Measured, monitored, optimized: Sociotechnical imaginaries of aging futures

In many Western nations, optimism is pinned on digital technologies as the solution to challenges posed by aging populations, from encouraging individuals to embrace active, risk-averse lifestyles to permitting more people to age at home rather than in care facilities.  However, a number of assumptions that underlie this optimism require investigation. Beginning from the premise that both ‘aging’ and ‘technology’ are socially produced, I ask how understandings of age and ‘success’ in aging are being produced in and through digital technologies. Drawing on my research with Stephen Katz on digital technologies such as wearable fitness trackers, digital ‘brain games’, and health informatics, I will illustrate some of the ways in which these technologies produce understandings of aging bodies as modifiable and open to optimization, but also inevitably in decline, and raise important questions about measurement, standardization and intervention. An agenda for research is suggested that explores the ways in which digital and ‘smart’ technologies integrate population surveillance, public policies (such as ‘active aging’ and ‘aging in place’) and consumer-directed health products into ‘sociotechnical imaginaries’ of aging futures.

Dr. Barbara L. Marshall is Professor of Sociology at Trent University, and recipient of Trent’s Distinguished Research Award.  She teaches, researches and writes in the areas of gender, sexuality, aging and technologies, often with her colleague Stephen Katz.  A member of the ACT network, she is involved in two collaborative research projects on aging and technology.  “Digital Culture and Quantified Aging” (SSHRC) explores ways that emerging digital technologies quantify, track and reshape measures of age.  “Being Connected @Home” (CIHR in collaboration with the European More Years Better Lives initiative) investigates contemporary experiences of later life at the intersection of digital infrastructures, place and the experience of ‘being connected’.

Yasmin Jiwani

Dr. Yasmin Jiwani is a full professor in the Department of Communication Studies at Concordia University.  Her research interests encompass issues of media, race, gender and intersectionalities of violence. Yasmin’s recent research focuses on the online memorialization of loss.
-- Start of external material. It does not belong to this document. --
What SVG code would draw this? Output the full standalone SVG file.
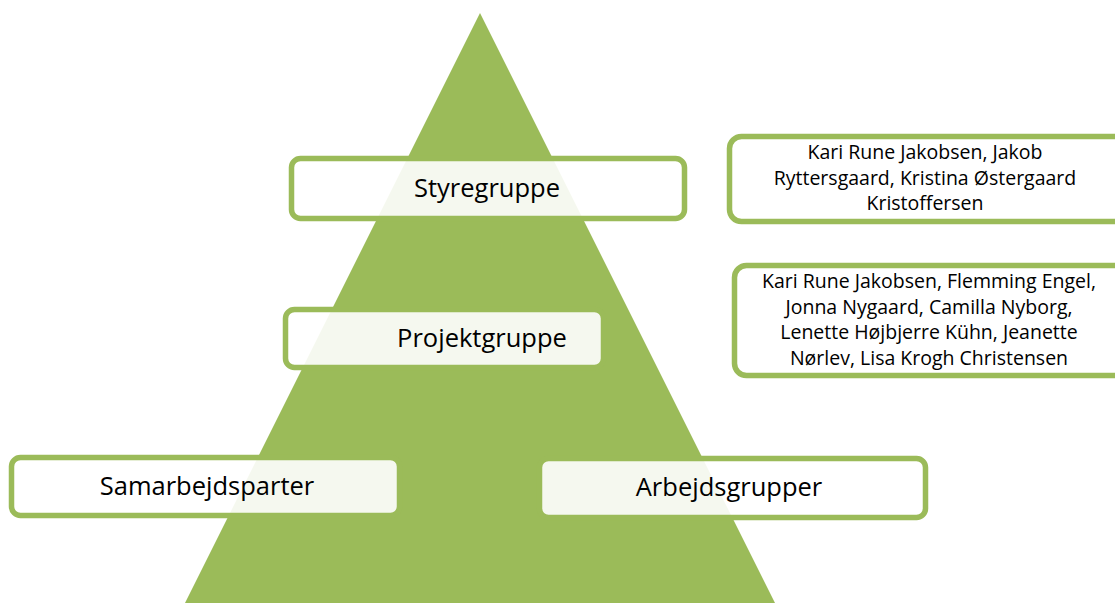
<svg xmlns="http://www.w3.org/2000/svg" width="1115" height="603" viewBox="0 0 1115 603">
<style>
.box{fill:#ffffff;fill-opacity:0.9;stroke:#9bbb59;stroke-width:5.5}
.t{font-family:"Open Sans","Noto Sans",sans-serif;fill:#000;text-anchor:middle}
.big{font-size:25.5px}
.small{font-size:19.5px}
</style>
<rect width="1115" height="603" fill="#ffffff"/>
<g id="pyramid"><polygon points="480,13 775,603 185,603" fill="#9bbb59"/></g>
<g id="connectors"></g>
<g id="styregruppe">
<rect class="box" x="291.5" y="158.5" width="393" height="60" rx="9"/>
<text class="t big" x="487" y="197">Styregruppe</text>
</g>
<g id="projektgruppe">
<rect class="box" x="285.5" y="309.5" width="318" height="58" rx="9"/>
<text class="t big" x="482" y="347">Projektgruppe</text>
</g>
<g id="samarbejdsparter">
<rect class="box" x="11.5" y="457.5" width="388" height="58" rx="9"/>
<text class="t big" x="207" y="495">Samarbejdsparter</text>
</g>
<g id="arbejdsgrupper">
<rect class="box" x="539.5" y="458.5" width="386" height="59" rx="9"/>
<text class="t big" x="729" y="496">Arbejdsgrupper</text>
</g>
<g id="styre-members">
<rect class="box" x="729.5" y="136.5" width="400" height="85" rx="12"/>
<text class="t small" x="925" y="159">Kari Rune Jakobsen, Jakob</text>
<text class="t small" x="925" y="184.5">Ryttersgaard, Kristina Østergaard</text>
<text class="t small" x="925" y="210">Kristoffersen</text>
</g>
<g id="projekt-members">
<rect class="box" x="734.5" y="265.5" width="400" height="110" rx="12"/>
<text class="t small" x="929" y="288">Kari Rune Jakobsen, Flemming Engel,</text>
<text class="t small" x="929" y="313.5">Jonna Nygaard, Camilla Nyborg,</text>
<text class="t small" x="929" y="339">Lenette Højbjerre Kühn, Jeanette</text>
<text class="t small" x="929" y="364.5">Nørlev, Lisa Krogh Christensen</text>
</g>
</svg>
In particular, her work focuses on cyber graveyards, with particular attention to how stories about the deceased are narrated on these sites, and how they maybe recounted in ways that celebrate the everyday struggles and achievements of marginalized peoples.

Meghan Joy

Dr. Meghan Joy is an Assistant Professor in Political Science at Concordia University. Her research explores the policy and politics of population aging in urban areas, urban politics, policy and theory, and changing relations between the state and nonprofit organizations.

Laurel Young

The Importance of Music for Persons Living with Dementia: Knowledge, Assumptions, and the Need for Professional Leadership

Research and anecdotal evidence indicate that knowledgeable use of music can improve quality of life for persons living with dementia (PLWD). However, it appears that best music practices for PLWD are not being fully/consistently realized and are generally not well understood. This lecture will challenge traditional notions of how dementia is often conceptualized (i.e., focus on disease, behaviours, and symptoms) and will integrate multiple forms of evidence, theoretical concepts, and practical rationale to demonstrate the need for an innovative best music practices model in dementia care.

Dr. Laurel Young is an accredited music therapist, the Music Therapy Graduate Programs Coordinator and an Associate Professor in the Department of Creative Arts Therapies at Concordia University. She has over 24 years of clinical experience in various areas including geriatrics/dementia, palliative care, community mental health, and developmental disabilities. She is the associate director of engAGE : Concordia’s Centre for Research on Aging.